Creation, Science, and the Problem of Pain

PRTH 572

Summary
Explore the Creation, Science, and the Problem of Pain
course and what you can expect to learn through the semester.

Accredited

Accredited by HLC & ABHE

Affordable

$440 per credit hour

Course Overview

Creation, Science, and the Problem of Pain analyzes how various approaches to origins, hermeneutics, science, and authority impact our understanding of the problem of evil.

Until the early 1800s the Church universal predominantly viewed the opening chapters of Genesis as conveying actual historical events. This majority view long held that a literal Adam and Eve defied God’s authority in space and time, with both moral and natural evils resulting from this Edenic disobedience. Yet even before Darwin—largely in response to the advent of uniformitarianism—daring new proposals arose, suggesting that pain, disease, and death, etc. were always part of God’s “very good” created order.

This course places a high premium on comparing and contrasting those novel proposals with theodicies from the patristic period through modern-day evangelicalism. In highlighting and contrasting earlier models of theodicy, critical parallels and applications will be noted in contemporary Christendom.

Textbooks

Professor: Dr.
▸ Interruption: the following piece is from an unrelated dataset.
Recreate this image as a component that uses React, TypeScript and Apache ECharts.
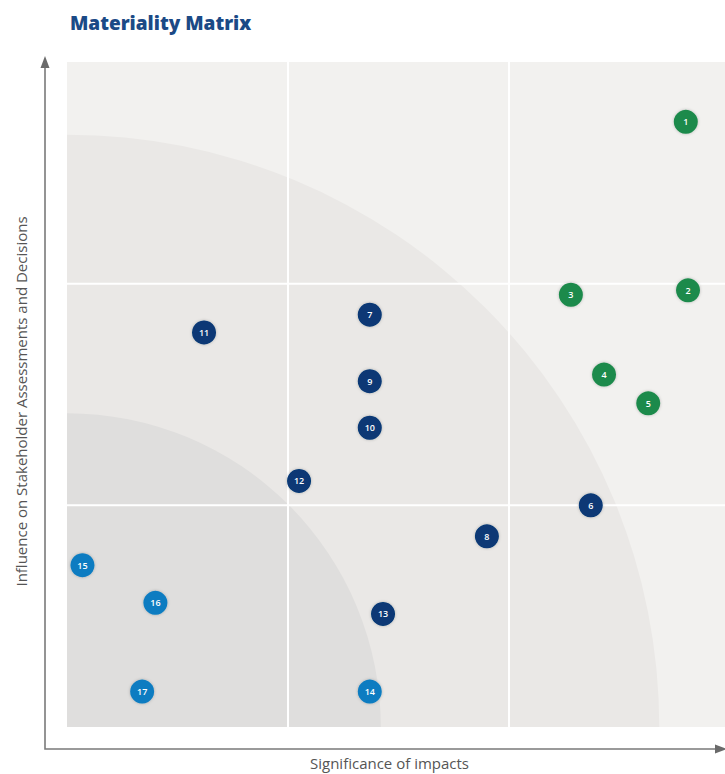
import React, { useEffect, useRef } from "react";
import * as echarts from "echarts";

const greenIds = ["1", "2", "3", "4", "5"];
const greenX = [2.8, 2.81, 2.28, 2.43, 2.63];
const greenY = [2.73, 1.97, 1.95, 1.59, 1.46];

const navyIds = ["6", "7", "8", "9", "10", "11", "12", "13"];
const navyX = [2.37, 1.37, 1.9, 1.37, 1.37, 0.62, 1.05, 1.43];
const navyY = [1.0, 1.86, 0.86, 1.56, 1.35, 1.78, 1.11, 0.51];

const blueIds = ["14", "15", "16", "17"];
const blueX = [1.37, 0.07, 0.4, 0.34];
const blueY = [0.16, 0.73, 0.56, 0.16];

const zoneRadii = [2.68, 1.42];
const zoneColors = ["#eae8e6", "#dfdedd"];
const dividers = [1, 2];
const axisMin = 0;
const axisMax = 3;

const build = (xs: number[], ys: number[], ids: string[]) =>
  xs.map((x, i) => ({ value: [x, ys[i]], name: ids[i] }));

export default function App() {
  const ref = useRef<HTMLDivElement>(null);
  useEffect(() => {
    document.body.style.margin = "0";
    const chart = echarts.init(ref.current!, undefined, { renderer: "svg" });
    const font = "'Open Sans', 'Noto Sans', sans-serif";
    const markerSeries = (name: string, color: string, data: any[]) => ({
      name,
      type: "scatter",
      symbol: "circle",
      symbolSize: 24,
      z: 5,
      itemStyle: {
        color,
        opacity: 1,
        shadowBlur: 3,
        shadowColor: "rgba(0,0,0,0.25)",
      },
      label: {
        show: true,
        position: "inside",
        formatter: (p: any) => p.name,
        color: "#ffffff",
        fontSize: 9,
        fontWeight: 600,
        fontFamily: font,
      },
      data,
    });
    chart.setOption({
      animation: false,
      title: {
        text: "Materiality Matrix",
        left: 70,
        top: 13,
        padding: 0,
        textStyle: {
          color: "#1b4a86",
          fontSize: 19,
          fontWeight: 800,
          fontFamily: font,
        },
      },
      grid: {
        left: 67,
        top: 62,
        width: 663,
        height: 665,
        show: true,
        backgroundColor: "#f2f1ef",
        borderWidth: 0,
        containLabel: false,
        outerBoundsMode: "none",
      },
      xAxis: {
        type: "value",
        min: axisMin,
        max: axisMax,
        interval: 1,
        axisLine: { show: false },
        axisTick: { show: false },
        axisLabel: { show: false },
        splitLine: { show: false },
        name: "Significance of impacts",
        nameLocation: "middle",
        nameGap: 28,
        nameTextStyle: {
          color: "#555555",
          fontSize: 15,
          fontFamily: font,
          padding: [0, 18, 0, 0],
        },
      },
      yAxis: {
        type: "value",
        min: axisMin,
        max: axisMax,
        interval: 1,
        axisLine: { show: false },
        axisTick: { show: false },
        axisLabel: { show: false },
        splitLine: { show: false },
        name: "Influence on Stakeholder Assessments and Decisions",
        nameLocation: "middle",
        nameGap: 39,
        nameTextStyle: {
          color: "#555555",
          fontSize: 15,
          fontFamily: font,
          padding: [0, 14, 0, 0],
        },
      },
      graphic: [
        {
          type: "polyline",
          shape: { points: [[45, 64], [45, 749], [719, 749]] },
          style: { stroke: "#7a7a7a", lineWidth: 1.6, fill: "none" },
          z: 10,
        },
        {
          type: "polygon",
          shape: { points: [[45, 56], [40.5, 68], [49.5, 68]] },
          style: { fill: "#6a6a6a" },
          z: 10,
        },
        {
          type: "polygon",
          shape: { points: [[727, 749], [715, 744.5], [715, 753.5]] },
          style: { fill: "#6a6a6a" },
          z: 10,
        },
      ],
      series: [
        {
          type: "custom",
          z: 1,
          silent: true,
          clip: true,
          data: [[0]],
          renderItem: (params: any, api: any) => {
            const origin = api.coord([axisMin, axisMin]);
            const topRight = api.coord([axisMax, axisMax]);
            const children: any[] = zoneRadii.map((r, i) => ({
              type: "sector",
              shape: {
                cx: origin[0],
                cy: origin[1],
                r: api.size([r, 0])[0],
                r0: 0,
                startAngle: -Math.PI / 2,
                endAngle: 0,
              },
              style: { fill: zoneColors[i] },
            }));
            dividers.forEach((d) => {
              const px = api.coord([d, axisMin]);
              const py = api.coord([axisMin, d]);
              children.push({
                type: "line",
                shape: { x1: px[0], y1: topRight[1], x2: px[0], y2: origin[1] },
                style: { stroke: "#ffffff", lineWidth: 2 },
              });
              children.push({
                type: "line",
                shape: { x1: origin[0], y1: py[1], x2: topRight[0], y2: py[1] },
                style: { stroke: "#ffffff", lineWidth: 2 },
              });
            });
            return { type: "group", children };
          },
        },
        markerSeries("material", "#1d8a4b", build(greenX, greenY, greenIds)),
        markerSeries("relevant", "#073774", build(navyX, navyY, navyIds)),
        markerSeries("minor", "#0a7cc1", build(blueX, blueY, blueIds)),
      ],
    });
    return () => chart.dispose();
  }, []);
  return <div ref={ref} style={{ width: 725, height: 774 }} />;
}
Thane Ury

Assignment Overview

A diverse array of readings will expose class participants to the key thinkers, responses, and counter-responses to the problem of evil in relations to several creational models.

Weekly assignments are designed to direct students through the various course materials, both to digest previous material covered and prepare for upcoming course content.

Lectures and an assortment of auxiliary materials (videos, articles, mp3s) will complement course textbooks.

Students will conduct a major research project (20-25 pages) germane to course content.

Intended Outcomes

Knowledge of

  • How Genesis 1-11 is foundational for a sustainable theodicy.
  • Various models of exegesis, authority, and theodicy used since the Early Church.
  • Contrasting responses to paleo-natural evil by early traditionalists and accommodationists.
  • Key scientific data points (e.g. geologic record, dating methods, paleontology, and even the scientific method) as they impinge on discussions in theodicy.

Ability to

  • Assess various models of exegesis, authority, and theodicy used since the Early Church.
  • Engage in a hermeneutic of retrieval regarding forgotten or ignored literature of the controversy.

Appreciation for

  • The necessity and obligation we have in maintaining a normative grammatical-historical hermeneutic in matters of controversy (origins, abortion, homosexuality, etc).
  • The need for diligence in distinguishing between real science and mere assertion; between settled science and scientism; between the empirically undeniable and methodological naturalism.